Microsoft, in an effort to bring MSN back to mainstream prominence, is shifting its Bing-labeled Windows Phone and Windows apps under that brand’s aegis.

You are forgiven if you forgot that MSN is still a thing, or that a number of Windows Phone and Windows apps that have little to do with search are in fact still branded under the Bing name.

MSN may be on this side of risible in the sense that it is a portal, but it does retain international cachet, with more than 400 million monthly active users. In Brazil, MSN has more than 30 million. The Orkut joke fits here, of course.

According to Comscore, MSN has more than 100 million monthly actives in the United States. It is easy to forget just how large Middle America truly is.

If you are a Windows Phone user, expect to see the newly demarcated apps starting early next week. In other news, the full MSN switch over from old to new brand will happen early next week as well, TechCrunch has learned.

MSN: Still a thing, at least in Microsoft’s eyes.

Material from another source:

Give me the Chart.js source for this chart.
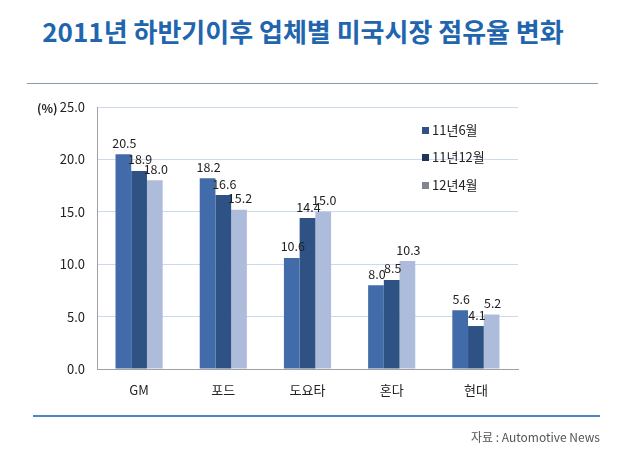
<!DOCTYPE html>
<html>
<head>
<meta charset="utf-8">
<script src="https://cdn.jsdelivr.net/npm/chart.js@4"></script>
<style>
  body { margin: 0; background: #fff; font-family: "Noto Sans CJK KR", sans-serif; }
  #wrap { position: relative; width: 630px; height: 460px; overflow: hidden; }
  #titulo { position: absolute; left: 0; width: 606px; top: 12px; text-align: center;
            font-size: 26px; font-weight: bold; color: #2065ae; letter-spacing: 0px; }
  #linha1 { position: absolute; left: 27px; width: 571px; top: 83px; height: 1px; background: #8a99ad; }
  #linha2 { position: absolute; left: 33px; width: 567px; top: 415px; height: 2px; background: #4a86c8; }
  #fonte { position: absolute; right: 30px; top: 428px; font-size: 12px; color: #555; }
  canvas { position: absolute; left: 0; top: 0; }
</style>
</head>
<body>
<div id="wrap">
  <div id="titulo">2011년 하반기이후 업체별 미국시장 점유율 변화</div>
  <div id="linha1"></div>
  <canvas id="grafico" width="630" height="460"></canvas>
  <div id="linha2"></div>
  <div id="fonte">자료 : Automotive News</div>
</div>
<script>
// dados
const empresas = ['GM', '포드', '도요타', '혼다', '현대'];
const series = ['11년6월', '11년12월', '12년4월'];
const jun11 = [20.5, 18.2, 10.6, 8.0, 5.6];
const dez11 = [18.9, 16.6, 14.4, 8.5, 4.1];
const abr12 = [18.0, 15.2, 15.0, 10.3, 5.2];
const coresBarra = ['#416ca9', '#2d5283', '#aebcdb'];
const coresLegenda = ['#2f5183', '#1f3659', '#80868f'];
const fonte = '"Noto Sans CJK KR", "Noto Sans", sans-serif';

// rotulos em cima das barras
const rotulos = {
    id: 'rotulos',
    afterDatasetsDraw(chart) {
        const ctx = chart.ctx;
        ctx.save();
        ctx.font = '12.5px ' + fonte;
        ctx.fillStyle = '#222';
        ctx.textAlign = 'center';
        ctx.textBaseline = 'bottom';
        chart.data.datasets.forEach((ds, i) => {
            chart.getDatasetMeta(i).data.forEach((bar, j) => {
                ctx.fillText(ds.data[j].toFixed(1), bar.x + 1, bar.y - 5);
            });
        });
        ctx.restore();
    }
};

// legenda dentro do grafico + (%)
const legenda = {
    id: 'legenda',
    afterDraw(chart) {
        const ctx = chart.ctx;
        ctx.save();
        ctx.font = 'bold 12px ' + fonte;
        ctx.fillStyle = '#222';
        ctx.textBaseline = 'middle';
        ctx.fillText('(%)', 37, 108);
        ctx.font = '13px ' + fonte;
        const ys = [130, 157, 185];
        series.forEach((nome, i) => {
            ctx.fillStyle = coresLegenda[i];
            ctx.fillRect(422, ys[i] - 3, 7, 7);
            ctx.fillStyle = '#222';
            ctx.fillText(nome, 432, ys[i]);
        });
        ctx.restore();
    }
};

function criarGrafico() {
    var contexto = document.getElementById('grafico').getContext('2d');
    new Chart(contexto, {
        type: 'bar',
        data: {
            labels: empresas,
            datasets: [
                { label: series[0], data: jun11, backgroundColor: coresBarra[0] },
                { label: series[1], data: dez11, backgroundColor: coresBarra[1] },
                { label: series[2], data: abr12, backgroundColor: coresBarra[2] },
            ],
        },
        options: {
            responsive: false,
            animation: false,
            layout: { padding: { left: 0, top: 107, right: 112, bottom: 0 } },
            datasets: { bar: { categoryPercentage: 0.56, barPercentage: 1.0 } },
            plugins: { legend: { display: false }, tooltip: { enabled: false } },
            scales: {
                x: {
                    afterFit: s => { s.height = 91; },
                    grid: { display: false, drawTicks: false },
                    border: { color: '#a0a0a0' },
                    ticks: { padding: 13, color: '#222', font: { size: 13, family: fonte } },
                },
                y: {
                    min: 0, max: 25,
                    afterFit: s => { s.width = 97; },
                    grid: { color: '#cbdaf0', drawTicks: false },
                    border: { color: '#a0a0a0' },
                    ticks: {
                        stepSize: 5, padding: 12, color: '#222',
                        font: { size: 13, family: fonte },
                        callback: v => v.toFixed(1),
                    },
                },
            },
        },
        plugins: [rotulos, legenda],
    });
}

criarGrafico();
</script>
</body>
</html>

The subtext of this is that the apps were always awkwardly sitting under Bing’s tree: Why content-related apps ended up under the search-related Bing brand was always a confusion. Now, Microsoft appears to be working to move those apps under a brand that it wants to highlight from a content perspective.

The only thing from this kerfuffle that matters is the point that Bing isn’t being deprecated. Instead, something that it should never have had under its roof is being put under a different, separately silly home. Fine.

MSN: It’s 2014, and Microsoft is branding like it’s 1994.